1. How many businesses appear in the Google Map Pack?

Google displays three businesses in the standard Map Pack for most local searches. This is why it is also called the 3-Pack. In some searches, Google may show a 2-Pack or a sponsored local ad above the organic 3-Pack. The three organic Map Pack positions capture significantly more clicks than any other local search result, making them the most valuable real estate in local search. 

2. Does my business need a physical address to rank in the Map Pack?

No. Service-area businesses that operate without a customer-facing storefront can still rank in the Map Pack. Google allows these businesses to hide their physical address and list their service area instead. However, service-area businesses must still have a verified Google Business Profile with an accurate underlying address to qualify for local rankings. The strength of your GBP optimization, citation profile, and reviews determines where you rank within your defined service area. 
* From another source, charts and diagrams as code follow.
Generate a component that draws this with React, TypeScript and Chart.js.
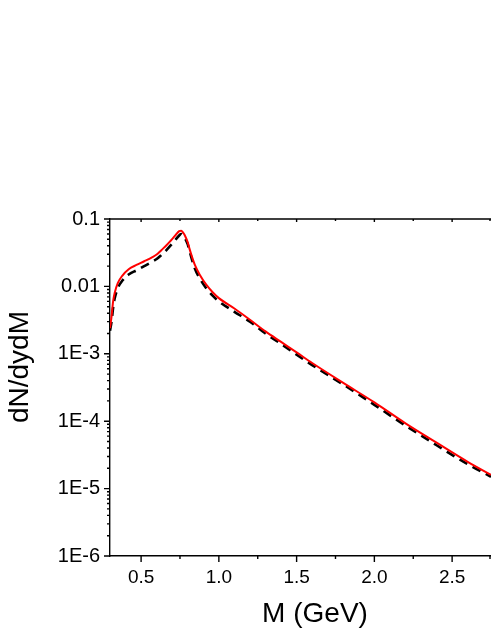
import Chart from 'chart.js/auto';
import { useRef, useEffect } from 'react';

// invariant mass (GeV)
const mass = [0.30, 0.31, 0.32, 0.33, 0.35, 0.38, 0.42, 0.47, 0.52, 0.57, 0.60, 0.63, 0.66, 0.69, 0.72, 0.745, 0.758, 0.77, 0.78, 0.80, 0.81, 0.845, 0.88, 0.92, 0.96, 1.00, 1.10, 1.20, 1.30, 1.40, 1.50, 1.60, 1.80, 2.00, 2.20, 2.40, 2.60, 2.75];

// red solid curve
const redVals = [0.0024, 0.0036, 0.0060, 0.0080, 0.0112, 0.0145, 0.0180, 0.0208, 0.0236, 0.0270, 0.0297, 0.0345, 0.0400, 0.0475, 0.0570, 0.0660, 0.0670, 0.0630, 0.0580, 0.0450, 0.0370, 0.0210, 0.0145, 0.0105, 0.0082, 0.0067, 0.0047, 0.0032, 0.00215, 0.00150, 0.00105, 0.00073, 0.00037, 0.00019, 0.000093, 0.000048, 0.000025, 0.000016];

// black dashed curve
const blackVals = [0.0022, 0.0030, 0.0048, 0.0066, 0.0094, 0.0122, 0.0150, 0.0173, 0.0200, 0.0232, 0.0255, 0.0292, 0.0340, 0.0405, 0.0490, 0.0570, 0.0600, 0.0570, 0.0530, 0.0420, 0.0345, 0.0185, 0.0128, 0.0093, 0.0073, 0.0060, 0.0042, 0.0030, 0.00200, 0.00140, 0.00097, 0.00068, 0.00035, 0.000175, 0.000086, 0.000044, 0.000023, 0.000015];

const xMajor = [0.5, 1.0, 1.5, 2.0, 2.5];
const xMinor = [0.75, 1.25, 1.75, 2.25, 2.75];
const xLabels = ['0.5', '1.0', '1.5', '2.0', '2.5'];

const yDecades = [1e-6, 1e-5, 1e-4, 1e-3, 0.01, 0.1];
const yLabels = ['1E-6', '1E-5', '1E-4', '1E-3', '0.01', '0.1'];

const FONT = '"Liberation Sans", Arial, sans-serif';

const axisDeco = {
  id: 'axisDeco',
  afterDraw(chart: any) {
    const { ctx, chartArea } = chart;
    const xs = chart.scales.x;
    const ys = chart.scales.y;
    ctx.save();
    ctx.strokeStyle = '#000';
    ctx.lineWidth = 1.4;
    ctx.beginPath();
    // top frame line
    ctx.moveTo(chartArea.left, chartArea.top);
    ctx.lineTo(chartArea.right, chartArea.top);
    // x ticks (bottom outward, top inward)
    for (const v of xMajor) {
      const px = xs.getPixelForValue(v);
      ctx.moveTo(px, chartArea.bottom);
      ctx.lineTo(px, chartArea.bottom + 6);
      ctx.moveTo(px, chartArea.top);
      ctx.lineTo(px, chartArea.top + 3);
    }
    for (const v of xMinor) {
      const px = Math.min(xs.getPixelForValue(v), chartArea.right - 1);
      ctx.moveTo(px, chartArea.bottom);
      ctx.lineTo(px, chartArea.bottom + 3);
      ctx.moveTo(px, chartArea.top);
      ctx.lineTo(px, chartArea.top + 2);
    }
    // y ticks (outward, log minors)
    for (const d of yDecades) {
      const py = ys.getPixelForValue(d);
      ctx.moveTo(chartArea.left, py);
      ctx.lineTo(chartArea.left - 6, py);
      if (d < 0.1) {
        for (let m = 2; m <= 9; m++) {
          const my = ys.getPixelForValue(d * m);
          ctx.moveTo(chartArea.left, my);
          ctx.lineTo(chartArea.left - 3, my);
        }
      }
    }
    ctx.stroke();

    // axis titles
    ctx.fillStyle = '#000';
    ctx.font = `28px ${FONT}`;
    ctx.textAlign = 'center';
    ctx.textBaseline = 'alphabetic';
    ctx.fillText('M (GeV)', 315, 622);
    ctx.translate(28, 367);
    ctx.rotate(-Math.PI / 2);
    ctx.fillText('dN/dydM', 0, 0);
    ctx.restore();
  },
};

const App = () => {
  const ref = useRef<HTMLCanvasElement>(null);
  const chart = useRef<Chart>();

  useEffect(() => {
    if (ref.current) {
      chart.current = new Chart(ref.current, {
        type: 'line',
        data: {
          datasets: [
            {
              data: mass.map((m, i) => ({ x: m, y: redVals[i] })),
              borderColor: '#ff0000',
              borderWidth: 2,
              pointRadius: 0,
              cubicInterpolationMode: 'monotone',
            },
            {
              data: mass.map((m, i) => ({ x: m, y: blackVals[i] })),
              borderColor: '#000000',
              borderWidth: 2.6,
              borderDash: [9, 6],
              pointRadius: 0,
              cubicInterpolationMode: 'monotone',
            },
          ],
        },
        options: {
          responsive: false,
          animation: false,
          layout: { padding: { top: 219, left: 0, right: 0, bottom: 0 } },
          plugins: {
            legend: { display: false },
            tooltip: { enabled: false },
          },
          scales: {
            x: {
              type: 'linear',
              min: 0.3,
              max: 2.75,
              grid: { display: false, drawTicks: false },
              border: { display: true, color: '#000', width: 1.4 },
              afterFit: (s: any) => { s.height = 79; },
              afterBuildTicks: (s: any) => { s.ticks = xMajor.map((v) => ({ value: v })); },
              ticks: {
                padding: 10,
                color: '#000',
                font: { family: FONT, size: 19 },
                maxRotation: 0,
                autoSkip: false,
                callback: (v: any) => {
                  const i = xMajor.findIndex((t) => Math.abs(t - v) < 1e-6);
                  return i >= 0 ? xLabels[i] : '';
                },
              },
            },
            y: {
              type: 'logarithmic',
              min: 1e-6,
              max: 0.1,
              grid: { display: false, drawTicks: false },
              border: { display: true, color: '#000', width: 1.4 },
              afterFit: (s: any) => { s.width = 110; },
              afterBuildTicks: (s: any) => { s.ticks = yDecades.map((v) => ({ value: v })); },
              ticks: {
                padding: 10,
                color: '#000',
                font: { family: FONT, size: 20 },
                autoSkip: false,
                callback: (v: any) => {
                  const i = yDecades.findIndex((t) => Math.abs(Math.log10(t) - Math.log10(v)) < 1e-6);
                  return i >= 0 ? yLabels[i] : '';
                },
              },
            },
          },
        },
        plugins: [axisDeco],
      });
    }

    return () => {
      if (chart.current) {
        chart.current.destroy();
      }
    };
  }, []);

  return (
    <div style={{ position: 'absolute', left: 0, top: 0, width: 491, height: 635, background: '#fff' }}>
      <canvas ref={ref} width={491} height={635}></canvas>
    </div>
  );
};

export default App;
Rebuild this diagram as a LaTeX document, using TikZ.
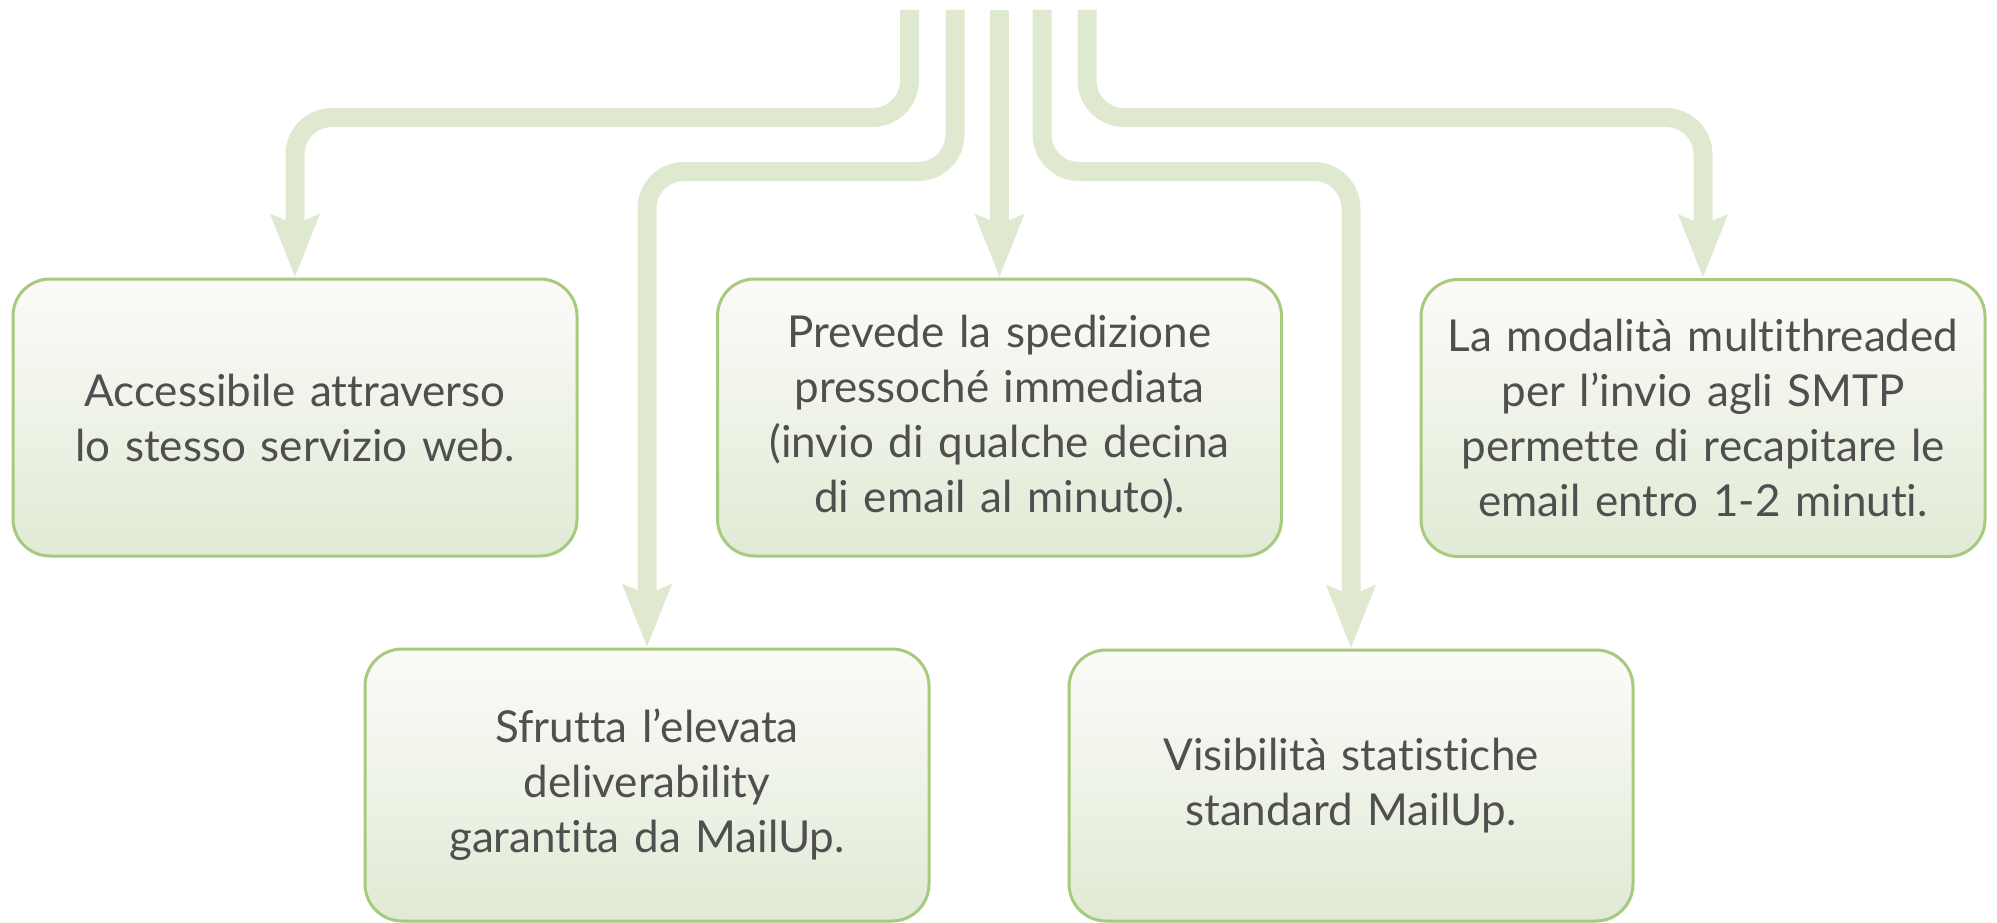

3. How long does it take to get into the Map Pack?

For businesses with no existing local SEO optimization, meaningful Map Pack improvement typically takes 60 to 90 days of consistent work. For businesses already ranking on page two or outside the top 10, improvement can happen faster, often within 30 to 60 days of targeted optimization. For highly competitive markets like downtown Toronto service categories, 3 to 6 months of sustained effort may be required to displace well-established competitors.

4. Why does my Map Pack ranking change depending on where I search from?

Map Pack rankings are highly localized. Google shows different results based on the searcher’s exact location, which is why a business may rank in position 1 for searches from one neighborhood but drop to position 4 or below for searches from another part of the city. This is called rank fluctuation by proximity, and it is a normal characteristic of local search. Businesses can address this by building citations and creating content that strengthens their signal across their entire service area, not just their immediate address. 

5. Can I pay Google to appear in the Map Pack?

You cannot pay to appear in the organic Map Pack results. Those positions are earned through relevance, distance, and prominence signals. Google does offer Local Services Ads, which appear above the Map Pack and are labeled as sponsored. These paid placements can complement a local SEO strategy by capturing immediate visibility while your organic rankings develop, but they do not substitute for the long-term value of earned Map Pack positions. 

Key Takeaways

  • Google uses three core factors to rank local businesses in the Map Pack: relevance, distance, and prominence.
  • Relevance is driven by GBP category selection, keyword alignment, and the consistency between your profile and your website.
  • Distance is partially outside your control, but service area settings, location pages, and geographic citations help Google understand where you operate.
  • Prominence is the most controllable factor and includes review volume, citation consistency, backlinks, and GBP activity.
  • Behavioral signals, including click-through rate, calls, and direction requests, also influence rankings and are strengthened by GBP optimization.
  • Map Pack rankings require consistent maintenance. Neglecting reviews, citations, or GBP activity creates openings for competitors to displace you.
  • Service-area businesses without a public physical address can still rank in the Map Pack by optimizing their GBP and building strong local signals across their service area.